- Available data:
Start

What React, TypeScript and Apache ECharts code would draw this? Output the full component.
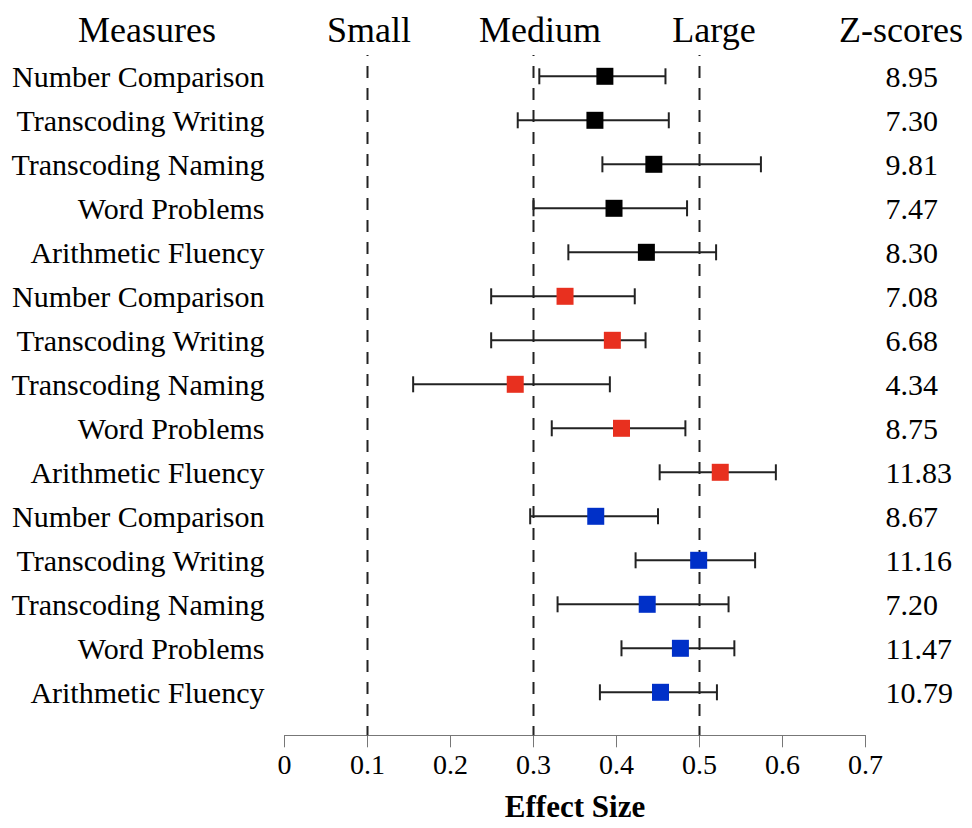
import React, { useEffect, useRef } from "react";
import * as echarts from "echarts";

const measures = [
  "Number Comparison", "Transcoding Writing", "Transcoding Naming", "Word Problems", "Arithmetic Fluency",
  "Number Comparison", "Transcoding Writing", "Transcoding Naming", "Word Problems", "Arithmetic Fluency",
  "Number Comparison", "Transcoding Writing", "Transcoding Naming", "Word Problems", "Arithmetic Fluency",
];
const effect = [0.386, 0.374, 0.445, 0.397, 0.436, 0.338, 0.395, 0.278, 0.406, 0.525, 0.375, 0.499, 0.437, 0.477, 0.453];
const lower = [0.307, 0.281, 0.383, 0.300, 0.342, 0.249, 0.249, 0.155, 0.322, 0.452, 0.296, 0.423, 0.329, 0.406, 0.380];
const upper = [0.459, 0.463, 0.574, 0.485, 0.520, 0.422, 0.435, 0.392, 0.483, 0.592, 0.450, 0.567, 0.535, 0.542, 0.521];
const zScores = ["8.95", "7.30", "9.81", "7.47", "8.30", "7.08", "6.68", "4.34", "8.75", "11.83", "8.67", "11.16", "7.20", "11.47", "10.79"];
const groupColors = ["#000000", "#e8301f", "#0030c8"];
const thresholds = [0.1, 0.3, 0.5];
const thresholdNames = ["Small", "Medium", "Large"];
const xTicks = [0, 0.1, 0.2, 0.3, 0.4, 0.5, 0.6, 0.7];

const FONT = "'Liberation Serif', 'Times New Roman', serif";

export default function App() {
  const ref = useRef<HTMLDivElement>(null);
  useEffect(() => {
    if (!ref.current) return;
    const chart = echarts.init(ref.current, null, { renderer: "svg" });
    const AXIS_OFFSET = 21;
    const headerPos = [369, 540, 714];
    const option: any = {
      animation: false,
      backgroundColor: "#ffffff",
      grid: { left: 284.5, right: 106.5, top: 54.3, bottom: 113.7 },
      xAxis: {
        type: "value",
        min: 0,
        max: 0.7,
        interval: 0.1,
        offset: AXIS_OFFSET,
        axisLine: { show: true, lineStyle: { color: "#777777", width: 1 } },
        axisTick: { show: true, length: 12, lineStyle: { color: "#777777", width: 1 } },
        splitLine: { show: false },
        axisLabel: {
          fontFamily: FONT,
          fontSize: 28,
          color: "#000",
          margin: 15,
          formatter: (v: number) => {
            const t = xTicks.find((k) => Math.abs(k - v) < 1e-6);
            return t === 0 ? "0" : (t !== undefined ? t.toFixed(1) : "");
          },
        },
      },
      yAxis: [
        {
          type: "category",
          inverse: true,
          data: measures,
          axisLine: { show: false },
          axisTick: { show: false },
          splitLine: { show: false },
          axisLabel: { fontFamily: FONT, fontSize: 30, color: "#000", margin: 20, align: "right" },
        },
        {
          type: "category",
          inverse: true,
          position: "right",
          data: zScores,
          axisLine: { show: false },
          axisTick: { show: false },
          splitLine: { show: false },
          axisLabel: { fontFamily: FONT, fontSize: 30, color: "#000", margin: 20, align: "left" },
        },
      ],
      series: [
        {
          type: "custom",
          clip: false,
          silent: true,
          encode: { x: 0, y: 1 },
          data: thresholds.map((t) => [t, 0]),
          renderItem: (params: any, api: any) => {
            const x = api.coord([api.value(0), 0])[0];
            const cs = params.coordSys;
            return {
              type: "line",
              shape: { x1: x, y1: cs.y + 0.7, x2: x, y2: cs.y + cs.height + AXIS_OFFSET },
              style: { stroke: "#222222", lineWidth: 2, lineDash: [12, 10], lineDashOffset: 11 },
            };
          },
          z: 1,
        },
        {
          type: "custom",
          clip: false,
          silent: true,
          encode: { x: [0, 1], y: 2 },
          data: lower.map((l, i) => [l, upper[i], i]),
          renderItem: (params: any, api: any) => {
            const p1 = api.coord([api.value(0), api.value(2)]);
            const p2 = api.coord([api.value(1), api.value(2)]);
            const h = 8;
            const st = { stroke: "#222222", lineWidth: 2 };
            return {
              type: "group",
              children: [
                { type: "line", shape: { x1: p1[0], y1: p1[1], x2: p2[0], y2: p2[1] }, style: st },
                { type: "line", shape: { x1: p1[0], y1: p1[1] - h, x2: p1[0], y2: p1[1] + h }, style: st },
                { type: "line", shape: { x1: p2[0], y1: p2[1] - h, x2: p2[0], y2: p2[1] + h }, style: st },
              ],
            };
          },
          z: 2,
        },
        {
          type: "scatter",
          symbol: "rect",
          symbolSize: 17,
          data: effect.map((e, i) => ({
            value: [e, i],
            itemStyle: { color: groupColors[Math.floor(i / 5)], opacity: 1 },
          })),
          z: 3,
        },
      ],
      graphic: [
        {
          type: "text",
          x: 147,
          y: 30,
          style: { text: "Measures", font: `36px ${FONT}`, fill: "#000", textAlign: "center", textVerticalAlign: "middle" },
        },
        ...thresholdNames.map((n, i) => ({
          type: "text",
          x: headerPos[i],
          y: 30,
          style: { text: n, font: `36px ${FONT}`, fill: "#000", textAlign: "center", textVerticalAlign: "middle" },
        })),
        {
          type: "text",
          x: 901,
          y: 30,
          style: { text: "Z-scores", font: `36px ${FONT}`, fill: "#000", textAlign: "center", textVerticalAlign: "middle" },
        },
        {
          type: "text",
          x: 575,
          y: 806,
          style: { text: "Effect Size", font: `bold 31px ${FONT}`, fill: "#000", textAlign: "center", textVerticalAlign: "middle" },
        },
      ],
    };
    chart.setOption(option);
    return () => chart.dispose();
  }, []);
  return (
    <div
      ref={ref}
      style={{ position: "fixed", left: 0, top: 0, width: 972, height: 828, background: "#fff" }}
    />
  );
}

End

- Task to carry out: Everything from the first line to the line with "Serif', 'Times New" must be repeated exactly, and nothing else. Leave the pictures out.

- Completed task:
What React, TypeScript and Apache ECharts code would draw this? Output the full component.
import React, { useEffect, useRef } from "react";
import * as echarts from "echarts";

const measures = [
  "Number Comparison", "Transcoding Writing", "Transcoding Naming", "Word Problems", "Arithmetic Fluency",
  "Number Comparison", "Transcoding Writing", "Transcoding Naming", "Word Problems", "Arithmetic Fluency",
  "Number Comparison", "Transcoding Writing", "Transcoding Naming", "Word Problems", "Arithmetic Fluency",
];
const effect = [0.386, 0.374, 0.445, 0.397, 0.436, 0.338, 0.395, 0.278, 0.406, 0.525, 0.375, 0.499, 0.437, 0.477, 0.453];
const lower = [0.307, 0.281, 0.383, 0.300, 0.342, 0.249, 0.249, 0.155, 0.322, 0.452, 0.296, 0.423, 0.329, 0.406, 0.380];
const upper = [0.459, 0.463, 0.574, 0.485, 0.520, 0.422, 0.435, 0.392, 0.483, 0.592, 0.450, 0.567, 0.535, 0.542, 0.521];
const zScores = ["8.95", "7.30", "9.81", "7.47", "8.30", "7.08", "6.68", "4.34", "8.75", "11.83", "8.67", "11.16", "7.20", "11.47", "10.79"];
const groupColors = ["#000000", "#e8301f", "#0030c8"];
const thresholds = [0.1, 0.3, 0.5];
const thresholdNames = ["Small", "Medium", "Large"];
const xTicks = [0, 0.1, 0.2, 0.3, 0.4, 0.5, 0.6, 0.7];

const FONT = "'Liberation Serif', 'Times New Roman', serif";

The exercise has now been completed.